**Goal**. Print the listing in its entirety and exactly, leaving out images.

____________________

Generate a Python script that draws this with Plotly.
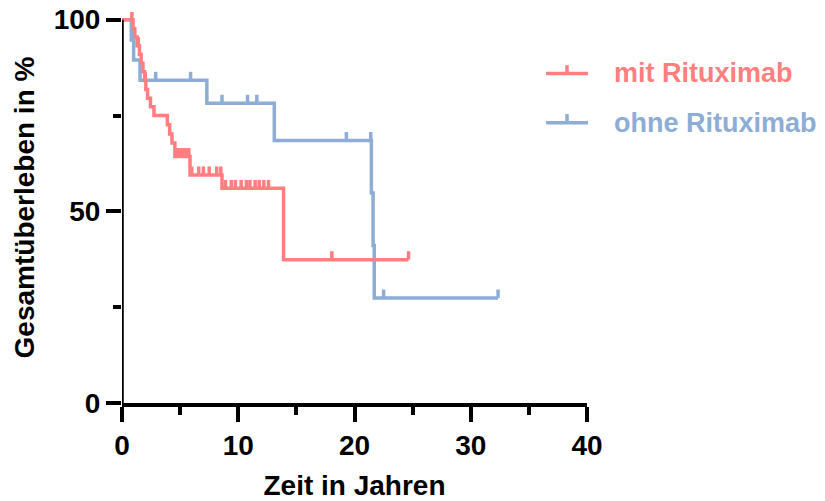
import plotly.graph_objects as go

# Overall survival (Kaplan-Meier) in years, two treatment groups
# Event times (years) and survival (%) right after each event
mit_event_t = [0.95, 1.1, 1.3, 1.5, 1.65, 1.8, 1.95, 2.05, 2.2, 2.45, 2.75,
               3.9, 4.1, 4.3, 4.55, 5.85, 8.6, 13.9]
mit_event_s = [97.7, 95.5, 93.2, 90.9, 88.6, 86.4, 84.1, 81.8, 79.5, 77.3, 75.0,
               72.6, 70.2, 67.8, 64.3, 59.5, 56.0, 37.4]
# Censored observations (years)
mit_censor_t = [0.85, 1.4, 2.0, 4.75, 4.95, 5.15, 5.35, 5.55, 5.75,
                6.0, 6.6, 7.0, 7.5, 8.15, 8.5,
                8.9, 9.4, 9.75, 10.25, 10.7, 11.0, 11.45, 11.8, 12.2, 12.6,
                18.05, 24.65]

ohne_event_t = [0.8, 1.0, 1.55, 7.3, 13.1, 21.45, 21.6, 21.7]
ohne_event_s = [94.7, 89.5, 84.2, 78.2, 68.5, 54.8, 41.1, 27.4]
ohne_censor_t = [2.9, 5.9, 8.6, 10.8, 11.6, 19.3, 21.4, 22.5, 32.35]

group_names = ["mit Rituximab", "ohne Rituximab"]
group_colors = ["#FF7F80", "#8DADD6"]

x_ticks = [0, 10, 20, 30, 40]
y_ticks = [0, 50, 100]

FONT = "Liberation Sans, Arial, Helvetica, sans-serif"
CURVE_W = 3.5
AXIS_W = 3.5
TICK_UP = 2.2  # height of censor marks, in % units


def step_path(event_t, event_s, censor_t):
    """Step-function vertices starting at 100 % and ending at the last observation."""
    xs = [0.0] + list(event_t)
    ys = [100.0] + list(event_s)
    last = max(max(censor_t), max(event_t))
    xs.append(last)
    ys.append(ys[-1])
    return xs, ys


def survival_at(t, event_t, event_s):
    s = 100.0
    for et, es in zip(event_t, event_s):
        if et <= t:
            s = es
    return s


def censor_marks(censor_t, event_t, event_s):
    xs, ys = [], []
    for t in censor_t:
        s = survival_at(t, event_t, event_s)
        xs += [t, t, None]
        ys += [s, s + TICK_UP, None]
    return xs, ys


groups = [
    (ohne_event_t, ohne_event_s, ohne_censor_t, group_names[1], group_colors[1]),
    (mit_event_t, mit_event_s, mit_censor_t, group_names[0], group_colors[0]),
]

fig = go.Figure()
for ev_t, ev_s, c_t, name, color in groups:
    sx, sy = step_path(ev_t, ev_s, c_t)
    fig.add_trace(go.Scatter(
        x=sx, y=sy, mode="lines", name=name, line_shape="hv",
        line=dict(color=color, width=CURVE_W), showlegend=False,
        hoverinfo="skip"))
    cx, cy = censor_marks(c_t, ev_t, ev_s)
    fig.add_trace(go.Scatter(
        x=cx, y=cy, mode="lines", name=name + " (zensiert)",
        line=dict(color=color, width=CURVE_W), showlegend=False,
        hoverinfo="skip"))

# Left axis line drawn from 0 to 100 %
fig.add_shape(type="line", xref="x", yref="y", x0=0, x1=0, y0=0, y1=100,
              line=dict(color="black", width=AXIS_W), layer="above")

# Legend: line sample with censor mark, coloured label
legend_rows = [(0.843, 0.864), (0.717, 0.739)]
for (y_line, y_tick), name, color in zip(legend_rows, group_names, group_colors):
    fig.add_shape(type="line", xref="paper", yref="paper",
                  x0=0.912, x1=1.002, y0=y_line, y1=y_line,
                  line=dict(color=color, width=CURVE_W))
    fig.add_shape(type="line", xref="paper", yref="paper",
                  x0=0.957, x1=0.957, y0=y_line, y1=y_tick,
                  line=dict(color=color, width=CURVE_W))
    fig.add_annotation(xref="paper", yref="paper", x=1.054, y=y_line,
                       xanchor="left", yanchor="middle", showarrow=False,
                       text=name,
                       font=dict(family=FONT, size=27, color=color, weight="bold"))

axis_font = dict(family=FONT, size=28, color="black", weight="bold")

fig.update_layout(
    width=825, height=501,
    margin=dict(l=122, r=238, t=12, b=98),
    paper_bgcolor="white", plot_bgcolor="white",
    showlegend=False,
    xaxis=dict(
        range=[0, 40], tickvals=x_ticks, ticktext=[str(v) for v in x_ticks],
        automargin=False,
        showgrid=False, zeroline=False, showline=True, linecolor="black",
        linewidth=AXIS_W, ticks="outside", ticklen=15, tickwidth=AXIS_W,
        tickcolor="black", tickfont=axis_font,
        minor=dict(ticks="outside", ticklen=8, tickwidth=AXIS_W,
                   tickcolor="black", dtick=5, showgrid=False),
        title=dict(text="Zeit in Jahren", font=axis_font, standoff=20),
    ),
    yaxis=dict(
        range=[0, 102], tickvals=y_ticks, ticktext=[str(v) for v in y_ticks],
        automargin=False,
        showgrid=False, zeroline=False, showline=False,
        ticks="outside", ticklen=15, tickwidth=AXIS_W,
        tickcolor="black", tickfont=axis_font,
        minor=dict(ticks="outside", ticklen=8, tickwidth=AXIS_W,
                   tickcolor="black", tickvals=[25, 75], showgrid=False),
        title=dict(text="Gesamtüberleben in %", font=axis_font, standoff=10),
    ),
)

fig.write_html("out.html")
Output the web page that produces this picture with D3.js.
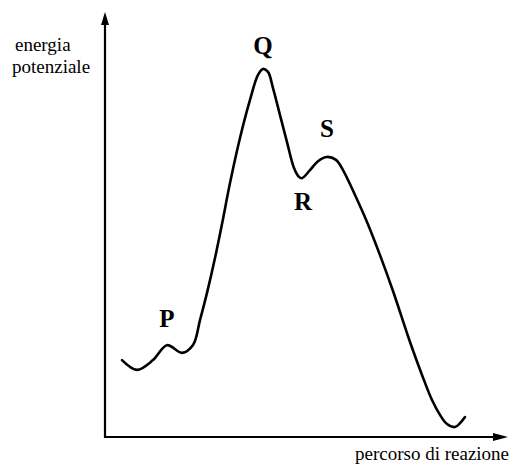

____________________

**Task response**.
Generate a Python script that draws this with Plotly.
import plotly.graph_objects as go

# Overall survival (Kaplan-Meier) in years, two treatment groups
# Event times (years) and survival (%) right after each event
mit_event_t = [0.95, 1.1, 1.3, 1.5, 1.65, 1.8, 1.95, 2.05, 2.2, 2.45, 2.75,
               3.9, 4.1, 4.3, 4.55, 5.85, 8.6, 13.9]
mit_event_s = [97.7, 95.5, 93.2, 90.9, 88.6, 86.4, 84.1, 81.8, 79.5, 77.3, 75.0,
               72.6, 70.2, 67.8, 64.3, 59.5, 56.0, 37.4]
# Censored observations (years)
mit_censor_t = [0.85, 1.4, 2.0, 4.75, 4.95, 5.15, 5.35, 5.55, 5.75,
                6.0, 6.6, 7.0, 7.5, 8.15, 8.5,
                8.9, 9.4, 9.75, 10.25, 10.7, 11.0, 11.45, 11.8, 12.2, 12.6,
                18.05, 24.65]

ohne_event_t = [0.8, 1.0, 1.55, 7.3, 13.1, 21.45, 21.6, 21.7]
ohne_event_s = [94.7, 89.5, 84.2, 78.2, 68.5, 54.8, 41.1, 27.4]
ohne_censor_t = [2.9, 5.9, 8.6, 10.8, 11.6, 19.3, 21.4, 22.5, 32.35]

group_names = ["mit Rituximab", "ohne Rituximab"]
group_colors = ["#FF7F80", "#8DADD6"]

x_ticks = [0, 10, 20, 30, 40]
y_ticks = [0, 50, 100]

FONT = "Liberation Sans, Arial, Helvetica, sans-serif"
CURVE_W = 3.5
AXIS_W = 3.5
TICK_UP = 2.2  # height of censor marks, in % units


def step_path(event_t, event_s, censor_t):
    """Step-function vertices starting at 100 % and ending at the last observation."""
    xs = [0.0] + list(event_t)
    ys = [100.0] + list(event_s)
    last = max(max(censor_t), max(event_t))
    xs.append(last)
    ys.append(ys[-1])
    return xs, ys


def survival_at(t, event_t, event_s):
    s = 100.0
    for et, es in zip(event_t, event_s):
        if et <= t:
            s = es
    return s


def censor_marks(censor_t, event_t, event_s):
    xs, ys = [], []
    for t in censor_t:
        s = survival_at(t, event_t, event_s)
        xs += [t, t, None]
        ys += [s, s + TICK_UP, None]
    return xs, ys


groups = [
    (ohne_event_t, ohne_event_s, ohne_censor_t, group_names[1], group_colors[1]),
    (mit_event_t, mit_event_s, mit_censor_t, group_names[0], group_colors[0]),
]

fig = go.Figure()
for ev_t, ev_s, c_t, name, color in groups:
    sx, sy = step_path(ev_t, ev_s, c_t)
    fig.add_trace(go.Scatter(
        x=sx, y=sy, mode="lines", name=name, line_shape="hv",
        line=dict(color=color, width=CURVE_W), showlegend=False,
        hoverinfo="skip"))
    cx, cy = censor_marks(c_t, ev_t, ev_s)
    fig.add_trace(go.Scatter(
        x=cx, y=cy, mode="lines", name=name + " (zensiert)",
        line=dict(color=color, width=CURVE_W), showlegend=False,
        hoverinfo="skip"))

# Left axis line drawn from 0 to 100 %
fig.add_shape(type="line", xref="x", yref="y", x0=0, x1=0, y0=0, y1=100,
              line=dict(color="black", width=AXIS_W), layer="above")

# Legend: line sample with censor mark, coloured label
legend_rows = [(0.843, 0.864), (0.717, 0.739)]
for (y_line, y_tick), name, color in zip(legend_rows, group_names, group_colors):
    fig.add_shape(type="line", xref="paper", yref="paper",
                  x0=0.912, x1=1.002, y0=y_line, y1=y_line,
                  line=dict(color=color, width=CURVE_W))
    fig.add_shape(type="line", xref="paper", yref="paper",
                  x0=0.957, x1=0.957, y0=y_line, y1=y_tick,
                  line=dict(color=color, width=CURVE_W))
    fig.add_annotation(xref="paper", yref="paper", x=1.054, y=y_line,
                       xanchor="left", yanchor="middle", showarrow=False,
                       text=name,
                       font=dict(family=FONT, size=27, color=color, weight="bold"))

axis_font = dict(family=FONT, size=28, color="black", weight="bold")

fig.update_layout(
    width=825, height=501,
    margin=dict(l=122, r=238, t=12, b=98),
    paper_bgcolor="white", plot_bgcolor="white",
    showlegend=False,
    xaxis=dict(
        range=[0, 40], tickvals=x_ticks, ticktext=[str(v) for v in x_ticks],
        automargin=False,
        showgrid=False, zeroline=False, showline=True, linecolor="black",
        linewidth=AXIS_W, ticks="outside", ticklen=15, tickwidth=AXIS_W,
        tickcolor="black", tickfont=axis_font,
        minor=dict(ticks="outside", ticklen=8, tickwidth=AXIS_W,
                   tickcolor="black", dtick=5, showgrid=False),
        title=dict(text="Zeit in Jahren", font=axis_font, standoff=20),
    ),
    yaxis=dict(
        range=[0, 102], tickvals=y_ticks, ticktext=[str(v) for v in y_ticks],
        automargin=False,
        showgrid=False, zeroline=False, showline=False,
        ticks="outside", ticklen=15, tickwidth=AXIS_W,
        tickcolor="black", tickfont=axis_font,
        minor=dict(ticks="outside", ticklen=8, tickwidth=AXIS_W,
                   tickcolor="black", tickvals=[25, 75], showgrid=False),
        title=dict(text="Gesamtüberleben in %", font=axis_font, standoff=10),
    ),
)

fig.write_html("out.html")
Output the web page that produces this picture with D3.js.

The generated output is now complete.